Uzbek hokims stripped of control over cotton harvest

Cotton picking in Uzbekistan. Photo from occrp.org

In 2020, Uzbekistan will end the practice of state purchases of raw cotton, and hokims (heads of regional, municipal and district administrations) will no longer supervise the harvest. The announcement was made by Uzbek Agriculture Minister Jamshid Khojayev at a meeting at the country’s International Press Club, Kun.uz reports (in Russian).

The minister added that cotton fields that are not part of agricultural clusters will be turned into cooperative farms under the management of cotton ginning factories. The new measures will enable agricultural enterprises to sell not raw cotton, but cotton products with high added value.

Uzbekistan also plans to end state procurement for cotton and other crops. “It is my belief that sowing according to government quotas is contrary to good agricultural practice,” Khojayev stated. The agriculture minister had earlier announced that these reforms would be introduced in 2023.

In September last year, the Ministry of Agriculture of Uzbekistan drew up a “Strategy for the Development of Agriculture for 2020-2030”. The document set out plans for a gradual abolition of direct state involvement in the production and sale of cotton, wheat and other crops. It also proposed an end to state regulation of prices for agricultural products, the privatisation of non-strategic government enterprises, the protection of land rights for farmers, and the formation of a rental and sub-rental market for agricultural land. The country’s president Shavkat Mirziyoyev later gave the Strategy his official approval.

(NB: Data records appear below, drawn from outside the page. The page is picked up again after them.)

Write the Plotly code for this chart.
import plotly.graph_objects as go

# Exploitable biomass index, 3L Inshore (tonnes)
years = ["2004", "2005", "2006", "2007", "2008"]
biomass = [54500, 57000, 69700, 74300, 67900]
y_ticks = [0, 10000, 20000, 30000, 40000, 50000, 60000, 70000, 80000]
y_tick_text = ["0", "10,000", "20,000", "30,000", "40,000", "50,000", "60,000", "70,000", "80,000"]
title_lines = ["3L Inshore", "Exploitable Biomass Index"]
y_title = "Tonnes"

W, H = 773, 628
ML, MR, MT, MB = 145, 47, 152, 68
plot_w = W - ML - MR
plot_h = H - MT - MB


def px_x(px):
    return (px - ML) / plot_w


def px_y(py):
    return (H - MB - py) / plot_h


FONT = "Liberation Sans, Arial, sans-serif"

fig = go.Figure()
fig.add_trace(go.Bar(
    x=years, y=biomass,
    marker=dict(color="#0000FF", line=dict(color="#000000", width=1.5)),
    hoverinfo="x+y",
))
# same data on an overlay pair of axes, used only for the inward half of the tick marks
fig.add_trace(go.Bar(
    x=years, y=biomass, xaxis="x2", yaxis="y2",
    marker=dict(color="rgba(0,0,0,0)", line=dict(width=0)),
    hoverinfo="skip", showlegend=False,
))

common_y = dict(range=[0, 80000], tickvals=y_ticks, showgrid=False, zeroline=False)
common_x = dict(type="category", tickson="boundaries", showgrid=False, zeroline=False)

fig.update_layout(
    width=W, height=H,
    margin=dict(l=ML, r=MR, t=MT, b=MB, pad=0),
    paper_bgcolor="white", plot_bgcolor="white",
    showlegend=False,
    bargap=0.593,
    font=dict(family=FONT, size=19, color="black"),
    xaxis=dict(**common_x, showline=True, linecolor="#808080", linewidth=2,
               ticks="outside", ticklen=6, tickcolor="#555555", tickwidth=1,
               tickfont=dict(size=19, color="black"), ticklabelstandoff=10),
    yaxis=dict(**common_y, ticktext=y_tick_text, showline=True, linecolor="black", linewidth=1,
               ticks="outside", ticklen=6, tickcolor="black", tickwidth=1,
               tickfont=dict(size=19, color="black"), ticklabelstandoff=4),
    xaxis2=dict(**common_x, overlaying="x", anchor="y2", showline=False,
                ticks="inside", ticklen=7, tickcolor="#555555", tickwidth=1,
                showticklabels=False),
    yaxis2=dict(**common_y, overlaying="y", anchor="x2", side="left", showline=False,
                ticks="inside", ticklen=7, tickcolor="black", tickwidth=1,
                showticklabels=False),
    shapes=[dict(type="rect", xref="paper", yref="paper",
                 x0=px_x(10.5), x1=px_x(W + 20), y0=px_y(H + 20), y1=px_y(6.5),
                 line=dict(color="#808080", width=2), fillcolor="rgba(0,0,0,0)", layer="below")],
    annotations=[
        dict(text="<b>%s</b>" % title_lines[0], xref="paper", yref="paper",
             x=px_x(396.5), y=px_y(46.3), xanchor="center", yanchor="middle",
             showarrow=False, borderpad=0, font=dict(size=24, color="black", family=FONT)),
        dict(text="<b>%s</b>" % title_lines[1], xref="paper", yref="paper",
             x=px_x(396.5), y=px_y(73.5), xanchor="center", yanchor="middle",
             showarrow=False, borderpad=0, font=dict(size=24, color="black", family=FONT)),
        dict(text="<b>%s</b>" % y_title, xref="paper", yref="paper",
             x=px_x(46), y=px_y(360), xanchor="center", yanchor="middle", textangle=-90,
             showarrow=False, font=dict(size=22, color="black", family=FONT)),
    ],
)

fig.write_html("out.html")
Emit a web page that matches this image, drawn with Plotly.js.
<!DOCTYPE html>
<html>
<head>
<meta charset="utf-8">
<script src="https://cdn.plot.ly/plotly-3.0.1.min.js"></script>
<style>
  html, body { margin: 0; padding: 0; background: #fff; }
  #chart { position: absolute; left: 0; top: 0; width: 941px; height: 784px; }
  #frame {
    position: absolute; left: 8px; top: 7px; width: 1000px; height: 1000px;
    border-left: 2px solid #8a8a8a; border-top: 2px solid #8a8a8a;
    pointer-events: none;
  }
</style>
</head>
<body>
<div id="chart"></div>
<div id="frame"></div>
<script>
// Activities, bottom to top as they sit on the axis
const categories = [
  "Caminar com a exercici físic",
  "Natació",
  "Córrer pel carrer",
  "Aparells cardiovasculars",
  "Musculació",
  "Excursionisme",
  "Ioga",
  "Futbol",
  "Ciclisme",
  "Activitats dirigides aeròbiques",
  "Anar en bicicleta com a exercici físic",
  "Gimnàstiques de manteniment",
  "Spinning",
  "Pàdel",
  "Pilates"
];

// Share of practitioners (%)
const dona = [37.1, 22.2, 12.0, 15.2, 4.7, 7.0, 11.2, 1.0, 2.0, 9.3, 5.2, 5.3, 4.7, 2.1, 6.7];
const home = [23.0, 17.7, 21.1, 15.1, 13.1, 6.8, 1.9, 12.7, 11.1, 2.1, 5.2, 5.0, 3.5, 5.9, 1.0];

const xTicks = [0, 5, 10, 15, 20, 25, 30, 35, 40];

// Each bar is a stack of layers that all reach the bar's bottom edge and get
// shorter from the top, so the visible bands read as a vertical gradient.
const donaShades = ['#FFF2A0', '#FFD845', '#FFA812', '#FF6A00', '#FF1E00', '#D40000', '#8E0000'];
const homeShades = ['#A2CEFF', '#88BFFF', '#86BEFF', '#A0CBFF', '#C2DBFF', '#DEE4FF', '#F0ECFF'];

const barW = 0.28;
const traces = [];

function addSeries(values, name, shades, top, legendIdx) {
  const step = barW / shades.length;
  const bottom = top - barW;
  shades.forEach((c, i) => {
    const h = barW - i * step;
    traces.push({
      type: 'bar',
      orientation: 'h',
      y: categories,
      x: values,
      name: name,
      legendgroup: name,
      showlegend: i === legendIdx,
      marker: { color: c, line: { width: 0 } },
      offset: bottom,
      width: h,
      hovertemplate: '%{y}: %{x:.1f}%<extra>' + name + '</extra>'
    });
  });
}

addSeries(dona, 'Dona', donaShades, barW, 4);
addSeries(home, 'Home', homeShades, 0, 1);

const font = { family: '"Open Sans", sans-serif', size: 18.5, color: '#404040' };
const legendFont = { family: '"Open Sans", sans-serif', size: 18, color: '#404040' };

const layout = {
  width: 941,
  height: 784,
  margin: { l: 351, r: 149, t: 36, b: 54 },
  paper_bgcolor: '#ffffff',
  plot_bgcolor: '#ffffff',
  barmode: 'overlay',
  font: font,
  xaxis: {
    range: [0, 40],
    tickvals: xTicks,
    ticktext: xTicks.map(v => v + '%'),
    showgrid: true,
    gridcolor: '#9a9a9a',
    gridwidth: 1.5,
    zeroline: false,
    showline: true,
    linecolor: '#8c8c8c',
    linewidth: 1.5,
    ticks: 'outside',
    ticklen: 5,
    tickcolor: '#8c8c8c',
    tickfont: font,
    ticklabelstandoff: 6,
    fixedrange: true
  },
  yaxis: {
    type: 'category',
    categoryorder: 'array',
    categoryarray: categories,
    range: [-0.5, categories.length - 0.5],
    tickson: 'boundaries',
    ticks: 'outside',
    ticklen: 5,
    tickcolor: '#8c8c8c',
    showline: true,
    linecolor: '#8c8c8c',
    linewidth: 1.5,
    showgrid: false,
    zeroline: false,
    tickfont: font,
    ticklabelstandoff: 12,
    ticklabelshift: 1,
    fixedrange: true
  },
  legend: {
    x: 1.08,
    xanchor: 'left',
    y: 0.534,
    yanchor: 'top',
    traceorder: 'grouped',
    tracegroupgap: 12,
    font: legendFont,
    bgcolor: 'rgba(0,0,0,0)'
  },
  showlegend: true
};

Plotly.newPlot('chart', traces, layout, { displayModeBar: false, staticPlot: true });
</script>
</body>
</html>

In 2019, for the first time in many years, state procurement of cotton amounted to less than three million tons, albeit by a small margin – the plan was set at 2,958,000 tons. In previous years, farmers were obliged to jointly gather 3.4-3.5 million tons of the “white gold”. Many rights advocates were of the opinion that it was the setting of state targets that led to officials forcing citizens to participate in the cotton harvest and sending even students and school pupils out into the fields.

2019’s harvest was notable for a new trend of local authorities rewarding particularly productive cotton pickers with cars, kettles and other valuable gifts.